Saint-Mathieu Dome


The Saint-Mathieu dome is a dome-like upwarp in the metamorphic basement of the northwestern French Massif Central. It exposes a very deep and normally hidden parautochthonous unit at the surface.

Geography and geology

The Saint-Mathieu dome, named after the small town Saint-Mathieu in the Haute-Vienne department, is situated at the very northwestern edge of the Massif Central. To the southwest the dome structure is bordered by sediments of the Aquitaine Basin, the contact usually being marked by a border fault. On its eastern side the upwarp is overthrust by augengneisses of the Lower Gneiss Unit, which between Saint-Jean-de-Côle in the South and the hamlet of Peyrassoulat in the North override the Parautochthonous Micaschist Unit. The dome is bounded to the North by paragneisses of the Lower Gneiss Unit.

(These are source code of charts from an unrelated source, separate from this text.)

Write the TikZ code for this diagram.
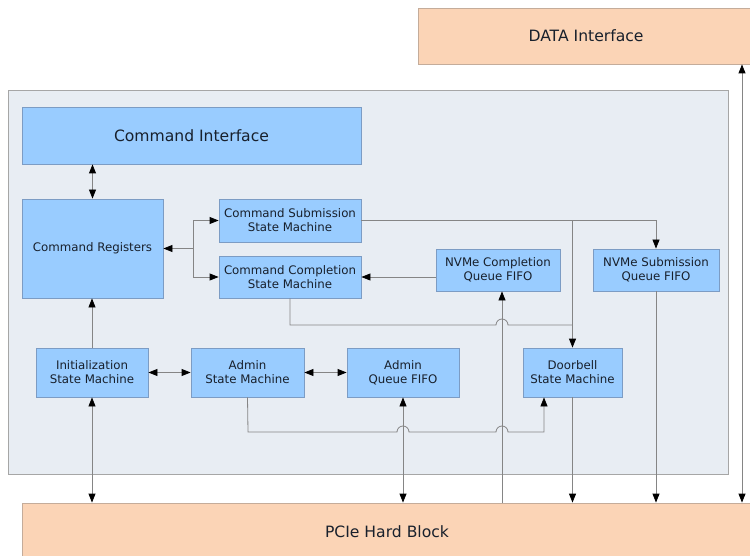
\documentclass[tikz,border=0pt]{standalone}
\usepackage{fontspec}
\setmainfont{DejaVu Sans}
\usetikzlibrary{arrows.meta}
\definecolor{bluefill}{HTML}{99CCFF}
\definecolor{blueline}{HTML}{7C9CC4}
\definecolor{contfill}{HTML}{E8EDF3}
\definecolor{contline}{HTML}{A6A6A6}
\definecolor{peachfill}{HTML}{FBD4B6}
\definecolor{peachline}{HTML}{C4AC9A}
\definecolor{wire}{HTML}{858585}
\definecolor{txt}{HTML}{18202C}
\tikzset{
  blk/.style={draw=blueline, fill=bluefill, line width=0.8pt, inner sep=0pt,
    align=center, text=txt, font=\fontsize{11.8}{14}\selectfont},
  bigblk/.style={blk, font=\fontsize{15.6}{18}\selectfont},
  peach/.style={draw=peachline, fill=peachfill, line width=0.8pt, inner sep=0pt,
    text=txt, font=\fontsize{15.6}{18}\selectfont},
  cont/.style={draw=contline, fill=contfill, line width=0.8pt, inner sep=0pt},
  wirel/.style={draw=wire, line width=0.8pt},
  tip/.tip={Triangle[length=9pt,width=7pt,color=black]},
  arr/.style={wirel, -tip},
  biarr/.style={wirel, tip-tip},
}
\begin{document}
\begin{tikzpicture}[x=1pt,y=-1pt]
\useasboundingbox (0,0) rectangle (750,556);
\clip (0,0) rectangle (750,556);
\fill[white] (0,0) rectangle (750,556);

% containers and outer blocks
\node[cont, minimum width=720pt, minimum height=384pt] (cont) at (368,282) {};
\node[peach, minimum width=336pt, minimum height=56pt] (data) at (586,36) {DATA Interface};
\node[peach, minimum width=730pt, minimum height=58pt] (pcie) at (387,532) {PCIe Hard Block};

% blue blocks
\node[bigblk, minimum width=339pt, minimum height=57pt] (cmdif) at (191.5,135.5) {Command Interface};
\node[blk, minimum width=141pt, minimum height=99pt] (cmdreg) at (92.5,248.5) {Command Registers};
\node[blk, minimum width=142pt, minimum height=43pt] (cssm) at (290,220.5) {Command Submission\\State Machine};
\node[blk, minimum width=142pt, minimum height=42pt] (ccsm) at (290,277) {Command Completion\\State Machine};
\node[blk, minimum width=124pt, minimum height=42pt] (nvcq) at (498,270) {NVMe Completion\\Queue FIFO};
\node[blk, minimum width=126pt, minimum height=42pt] (nvsq) at (656,270) {NVMe Submission\\Queue FIFO};
\node[blk, minimum width=112pt, minimum height=49pt] (init) at (92,372.5) {Initialization\\State Machine};
\node[blk, minimum width=113pt, minimum height=49pt] (adminsm) at (247.5,372.5) {Admin\\State Machine};
\node[blk, minimum width=112pt, minimum height=49pt] (adminq) at (403,372.5) {Admin\\Queue FIFO};
\node[blk, minimum width=99pt, minimum height=49pt] (door) at (572.5,372.5) {Doorbell\\State Machine};

% connectors
\draw[biarr] (cmdreg.north) -- (cmdreg.north |- cmdif.south);
\coordinate (j1) at (193,248.5);
\draw[arr] (j1) -- (cmdreg.east);
\draw[arr] (j1) |- (cssm.west);
\draw[arr] (j1) |- (ccsm.west);
\draw[arr] (cssm.east) -| (nvsq.north);
\draw[arr] (cssm.east -| door.north) -- (door.north);
\draw[arr] (ccsm.east -| nvcq.west) -- (ccsm.east);
\coordinate (c1) at (290,325);
\draw[wirel] (ccsm.south) -- (c1) -- (496,325)
  arc[start angle=180, end angle=0, radius=6pt] -- (c1 -| door.north);
\draw[arr] ([xshift=4pt]nvcq.south |- pcie.north) -- ([xshift=4pt]nvcq.south);
\draw[biarr] (init.east) -- (adminsm.west);
\draw[biarr] (adminsm.east) -- (adminq.west);
\draw[arr] (init.north) -- (init.north |- cmdreg.south);
\draw[biarr] (init.south) -- (init.south |- pcie.north);
\coordinate (c2) at (248,432);
\coordinate (c3) at (544,432);
\draw[arr] (adminsm.south) -- (c2) -- (397,432)
  arc[start angle=180, end angle=0, radius=6pt] -- (496,432)
  arc[start angle=180, end angle=0, radius=6pt] -- (c3) -- (c3 |- door.south);
\draw[biarr] (adminq.south) -- (adminq.south |- pcie.north);
\draw[arr] (door.south) -- (door.south |- pcie.north);
\draw[arr] (nvsq.south) -- (nvsq.south |- pcie.north);
\coordinate (d1) at (742,0);
\draw[biarr] (d1 |- pcie.north) -- (d1 |- data.south);
\end{tikzpicture}
\end{document}
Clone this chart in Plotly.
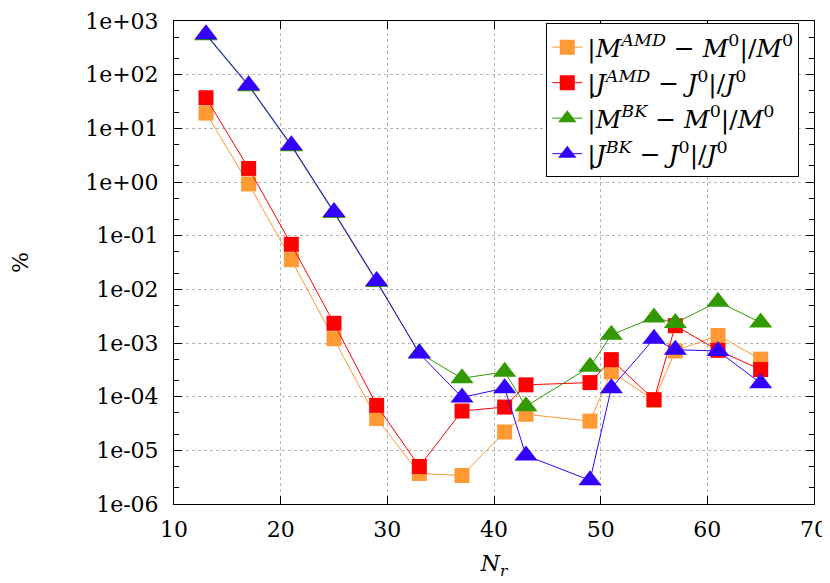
import plotly.graph_objects as go

# N_r samples
nr = [13, 17, 21, 25, 29, 33, 37, 41, 43, 49, 51, 55, 57, 61, 65]

# relative errors in %
m_amd = [19.2, 0.92, 0.0356, 1.2e-3, 3.9e-5, 3.7e-6, 3.4e-6, 2.2e-5, 4.7e-5,
         3.5e-5, 2.9e-4, 8.6e-5, 7.1e-4, 1.38e-3, 5.0e-4]
j_amd = [37.2, 1.79, 0.069, 2.33e-3, 6.9e-5, 5.0e-6, 5.4e-5, 6.4e-5, 1.66e-4,
         1.83e-4, 4.9e-4, 8.8e-5, 2.1e-3, 7.3e-4, 3.2e-4]
m_bk = [545, 61, 4.65, 0.265, 0.0137, 6.5e-4, 2.2e-4, 2.9e-4, 6.6e-5,
        3.6e-4, 1.42e-3, 3.0e-3, 2.36e-3, 5.9e-3, 2.4e-3]
j_bk = [569, 63.7, 4.86, 0.277, 0.0143, 6.35e-4, 9.7e-5, 1.44e-4, 8.0e-6,
        2.76e-6, 1.44e-4, 1.2e-3, 7.5e-4, 7.1e-4, 1.78e-4]

names = [
    "|<i>M</i><sup><i>AMD</i></sup> − <i>M</i><sup>0</sup>|/<i>M</i><sup>0</sup>",
    "|<i>J</i><sup><i>AMD</i></sup> − <i>J</i><sup>0</sup>|/<i>J</i><sup>0</sup>",
    "|<i>M</i><sup><i>BK</i></sup> − <i>M</i><sup>0</sup>|/<i>M</i><sup>0</sup>",
    "|<i>J</i><sup><i>BK</i></sup> − <i>J</i><sup>0</sup>|/<i>J</i><sup>0</sup>",
]

y_tickvals = [1e3, 1e2, 1e1, 1e0, 1e-1, 1e-2, 1e-3, 1e-4, 1e-5, 1e-6]
y_ticktext = ["1e+03", "1e+02", "1e+01", "1e+00", "1e-01", "1e-02",
              "1e-03", "1e-04", "1e-05", "1e-06"]
x_tickvals = [10, 20, 30, 40, 50, 60, 70]

FONT = "DejaVu Serif"

styles = [
    ("#FF9933", "square", 15),
    ("#FF0000", "square", 15),
    ("#339900", "triangle-up", 20),
    ("#3300FF", "triangle-up", 20),
]

fig = go.Figure()
for series, name, (color, symbol, size) in zip([m_amd, j_amd, m_bk, j_bk], names, styles):
    fig.add_trace(go.Scatter(
        x=nr, y=series, name=name, mode="lines+markers",
        line=dict(color=color, width=1),
        marker=dict(color=color, symbol=symbol, size=size, line=dict(width=0)),
    ))

axis_common = dict(
    showline=True, linecolor="black", linewidth=1, mirror="allticks",
    ticks="inside", ticklen=8, tickcolor="black",
    showgrid=True, gridcolor="#b4b4b4", griddash="dot", gridwidth=1,
    zeroline=False, automargin=False, ticklabeloverflow="allow",
    tickfont=dict(family=FONT, size=22, color="black"),
)

fig.update_xaxes(
    range=[10, 70], tickvals=x_tickvals,
    title=dict(text="<i>N</i><sub><i>r</i></sub>", font=dict(family=FONT, size=22, color="black"),
               standoff=14),
    ticklabelstandoff=6,
    **axis_common,
)
fig.update_yaxes(
    type="log", range=[-6, 3], tickvals=y_tickvals, ticktext=y_ticktext,
    title=dict(text="%", font=dict(family=FONT, size=22, color="black"), standoff=62),
    ticklabelstandoff=10,
    minor=dict(ticks="inside", ticklen=5, tickcolor="black", dtick="D2", showgrid=False),
    **axis_common,
)

# page body adds 8px margin, so the figure is sized to fit inside the window
fig.update_layout(
    width=822, height=575,
    margin=dict(l=166, r=16, t=13, b=79),
    plot_bgcolor="white", paper_bgcolor="white",
    font=dict(family=FONT, color="black"),
    legend=dict(
        x=0.977, y=0.995, xanchor="right", yanchor="top",
        bordercolor="black", borderwidth=1, bgcolor="white",
        font=dict(family=FONT, size=25, color="black"),
        tracegroupgap=0,
    ),
)

fig.write_html("out.html")
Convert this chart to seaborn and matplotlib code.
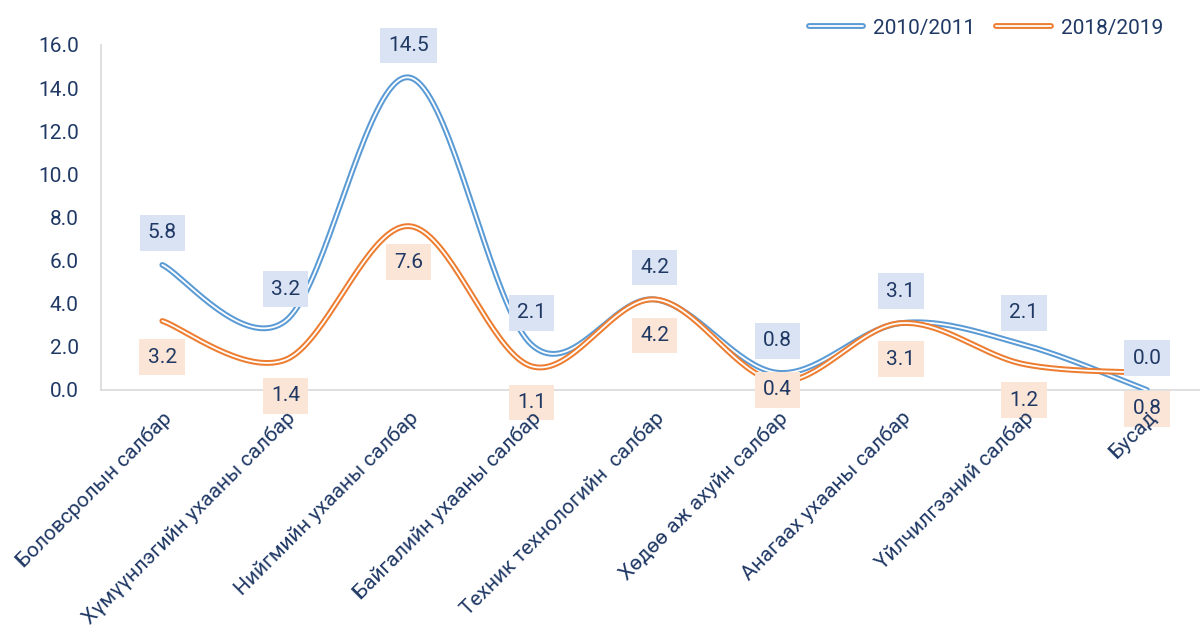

The northwestern corner of the basement high is cut off by the Le Lindois Fault separating the dome's interior from the Mazerolles Unit in the Northwest and from Lias to the Southwest.
The dome measures about 35 kilometers in its maximal meridional extension and about 25 kilometers in an East-West direction.
Within the dome the following geological units can be discerned:
On its western side the upwarp is traversed by a North-South-striking fault zone, which separates the Piégut-Pluviers granodiorite from the paragneisses. This fault zone starts at Lacrète in the South and terminates just south of Massignac in the North.

Formation

The interior of the dome structure is dominated by magmatic intrusive rocks, especially east of the North-South trending fault zone. These rocks occupy about 80% of the dome's surface area. It is therefore very likely that the basement upwarp was caused by a ballooning of the neovariscan intrusives. A direct tectonical cause of the structure caused by horsing thrust units during mediovariscan tectogenesis (continental collision 400 to 360 million years BP in the Limousin can be ruled out as the Saint-Mathieu leucogranite intruded well above the thrust plane and also sent many small apophyses into the augengneisses.

Age

The neovariscan intrusives within the dome were emplaced during the Pennsylvanian, the Piégut-Pluviers granodiorite is dated for instance at 315 to 314 million years BP. The Saint-Mathieu leucogranite is younger, its coarse-grained facies was dated at 304 million years. This terminal Carboniferous age is most probably also the date for the final arching of the upwarp.

Regional overview

The Saint-Mathieu dome is situated to the west of a large synform in the variscan nappe stack, the Saint-Germain-les-Belles Synform. South of Limoges this medium to high grade nappe stack consists of the Parautochthonous Micaschist Unit at the bottom, tectonically overlain by the Lower Gneiss Unit and the Upper Gneiss Unit resting on top. The Upper Gneiss Unit is itself overthrust by the less metamorphic Thiviers-Payzac Unit from the south. The Mazerolles Unit, also of lower metamorphic grade and lithologically comparable to the TPU, overrides the paragneisses of the Lower Gneiss Unit from the southwest. The Saint-Mathieu dome has upturned the nappe pile at its eastern edge so that the normally hidden Parautochthonous Micaschist Unit now appears at the surface.
Similar structural relationships can be seen in the Millesvaches Massif east of the central synform. The Millesvaches Massif is also oriented North-South and consists like the Saint-Mathieu dome largely of intrusive rocks rimmed by micaschists of the PMU. With 160 kilometers it has a much larger meridional extension though. The 35 kilometers for the Saint-Mathieu dome most likely are only a minimal value as a possible extension of the dome underneath the sediments of the Aquitaine Basin has not been verified yet.